▶ WHAT YOU WILL DO
Exactly the lines from the start of the data below through the line that contains "const FONT = 'Liberation" are to be copied, with pictures left out.

▶ DATASET CONTENT
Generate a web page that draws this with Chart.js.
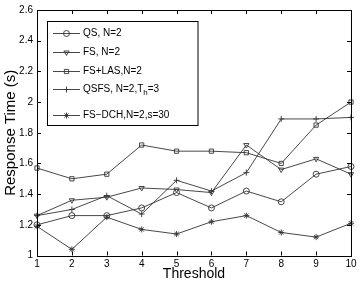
<!DOCTYPE html>
<html>
<head>
<meta charset="utf-8">
<script src="https://cdn.jsdelivr.net/npm/chart.js@4.4.0/dist/chart.umd.min.js"></script>
<style>
  html, body { margin: 0; padding: 0; background: #fff; }
</style>
</head>
<body>
<canvas id="respChart" width="360" height="286"></canvas>
<script>
const thresholds = ['1', '2', '3', '4', '5', '6', '7', '8', '9', '10'];
const yTicks = [1, 1.2, 1.4, 1.6, 1.8, 2, 2.2, 2.4, 2.6];

const qs     = [1.20, 1.26, 1.26, 1.31, 1.41, 1.31, 1.42, 1.35, 1.53, 1.58];
const fs     = [1.26, 1.36, 1.38, 1.44, 1.43, 1.41, 1.72, 1.56, 1.63, 1.53];
const fsLas  = [1.57, 1.50, 1.53, 1.72, 1.68, 1.68, 1.67, 1.60, 1.85, 2.00];
const qsfs   = [1.26, 1.30, 1.39, 1.27, 1.49, 1.42, 1.54, 1.89, 1.89, 1.90];
const fsDch  = [1.19, 1.04, 1.25, 1.17, 1.14, 1.22, 1.26, 1.15, 1.12, 1.21];

const labels = ['QS, N=2', 'FS, N=2', 'FS+LAS,N=2', 'QSFS, N=2,T_h=3', 'FS\u2212DCH,N=2,s=30'];

const FONT = 'Liberation Sans, Arial, Helvetica, sans-serif';

function series(label, data, style, rotation) {
  return {
    label: label,
    data: data,
    borderColor: '#333',
    borderWidth: 0.9,
    pointStyle: style,
    pointRotation: rotation || 0,
    pointRadius: 3,
    pointBorderColor: '#333',
    pointBackgroundColor: 'rgba(0,0,0,0)',
    pointBorderWidth: 0.9,
    fill: false,
    tension: 0
  };
}

// box, inward ticks and the legend drawn inside the axes
const frame = {
  id: 'frame',
  afterDraw(chart) {
    const c = chart.ctx;
    const a = chart.chartArea;
    const xs = chart.scales.x, ys = chart.scales.y;
    c.save();
    c.strokeStyle = '#000';
    c.lineWidth = 1;
    c.strokeRect(Math.round(a.left) + 0.5, Math.round(a.top) + 0.5,
      Math.round(a.right - a.left), Math.round(a.bottom - a.top));
    c.beginPath();
    yTicks.forEach(v => {
      const y = Math.round(ys.getPixelForValue(v)) + 0.5;
      c.moveTo(a.left, y); c.lineTo(a.left + 4, y);
      c.moveTo(a.right, y); c.lineTo(a.right - 4, y);
    });
    thresholds.forEach((t, i) => {
      const x = Math.round(xs.getPixelForValue(i)) + 0.5;
      c.moveTo(x, a.bottom); c.lineTo(x, a.bottom - 4);
      c.moveTo(x, a.top); c.lineTo(x, a.top + 4);
    });
    c.stroke();

    // legend
    const bx = 47.5, by = 21.5, bw = 150.5, bh = 104;
    c.fillStyle = '#fff';
    c.fillRect(bx, by, bw, bh);
    c.strokeRect(bx, by, bw, bh);
    const rows = [33, 52, 71, 89, 115];
    chart.data.datasets.forEach((ds, i) => {
      const y = rows[i] + 0.5;
      c.strokeStyle = '#333';
      c.lineWidth = 0.9;
      c.beginPath();
      c.moveTo(53, y); c.lineTo(80, y);
      c.stroke();
      c.fillStyle = 'rgba(0,0,0,0)';
      Chart.helpers.drawPoint(c, {
        pointStyle: ds.pointStyle, radius: 3, rotation: ds.pointRotation, borderWidth: 0.9
      }, 66.5, y);
      c.fillStyle = '#000';
      c.font = '10px ' + FONT;
      c.textBaseline = 'middle';
      const parts = ds.label.split('_');
      let x = 83;
      c.fillText(parts[0], x, y);
      if (parts.length > 1) {
        x += c.measureText(parts[0]).width;
        c.font = '8px ' + FONT;
        c.fillText(parts[1][0], x, y + 3);
        x += c.measureText(parts[1][0]).width;
        c.font = '10px ' + FONT;
        c.fillText(parts[1].slice(1), x, y);
      }
    });
    c.restore();
  }
};

new Chart(document.getElementById('respChart'), {
  type: 'line',
  data: {
    labels: thresholds,
    datasets: [
      series(labels[0], qs, 'circle'),
      series(labels[1], fs, 'triangle', 180),
      series(labels[2], fsLas, 'rect'),
      series(labels[3], qsfs, 'cross'),
      series(labels[4], fsDch, 'star')
    ]
  },
  options: {
    responsive: false,
    animation: false,
    devicePixelRatio: 1,
    layout: { padding: { top: 9, right: 9, left: 0, bottom: 0 } },
    plugins: { legend: { display: false }, tooltip: { enabled: false } },
    scales: {
      x: {
        offset: false,
        grid: { display: false, drawTicks: false },
        border: { display: false },
        ticks: { color: '#000', font: { family: FONT, size: 10 }, padding: 3, maxRotation: 0, autoSkip: false },
        title: { display: true, text: 'Threshold', color: '#000', font: { family: FONT, size: 14 }, padding: { top: 0, bottom: 3 } },
        afterFit(s) { s.height = 30.5; }
      },
      y: {
        min: 1,
        max: 2.6,
        afterBuildTicks(s) { s.ticks = yTicks.map(v => ({ value: v })); },
        grid: { display: false, drawTicks: false },
        border: { display: false },
        ticks: { color: '#000', font: { family: FONT, size: 10 }, padding: 4, callback: v => String(+v.toFixed(1)) },
        title: { display: true, text: 'Response Time (s)', color: '#000', font: { family: FONT, size: 15 }, padding: { top: 2, bottom: 0 } },
        afterFit(s) { s.width = 37; }
      }
    }
  },
  plugins: [frame]
});
</script>
</body>
</html>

▶ WRITTEN ANSWER
Generate a web page that draws this with Chart.js.
<!DOCTYPE html>
<html>
<head>
<meta charset="utf-8">
<script src="https://cdn.jsdelivr.net/npm/chart.js@4.4.0/dist/chart.umd.min.js"></script>
<style>
  html, body { margin: 0; padding: 0; background: #fff; }
</style>
</head>
<body>
<canvas id="respChart" width="360" height="286"></canvas>
<script>
const thresholds = ['1', '2', '3', '4', '5', '6', '7', '8', '9', '10'];
const yTicks = [1, 1.2, 1.4, 1.6, 1.8, 2, 2.2, 2.4, 2.6];

const qs     = [1.20, 1.26, 1.26, 1.31, 1.41, 1.31, 1.42, 1.35, 1.53, 1.58];
const fs     = [1.26, 1.36, 1.38, 1.44, 1.43, 1.41, 1.72, 1.56, 1.63, 1.53];
const fsLas  = [1.57, 1.50, 1.53, 1.72, 1.68, 1.68, 1.67, 1.60, 1.85, 2.00];
const qsfs   = [1.26, 1.30, 1.39, 1.27, 1.49, 1.42, 1.54, 1.89, 1.89, 1.90];
const fsDch  = [1.19, 1.04, 1.25, 1.17, 1.14, 1.22, 1.26, 1.15, 1.12, 1.21];

const labels = ['QS, N=2', 'FS, N=2', 'FS+LAS,N=2', 'QSFS, N=2,T_h=3', 'FS\u2212DCH,N=2,s=30'];

const FONT = 'Liberation Sans, Arial, Helvetica, sans-serif';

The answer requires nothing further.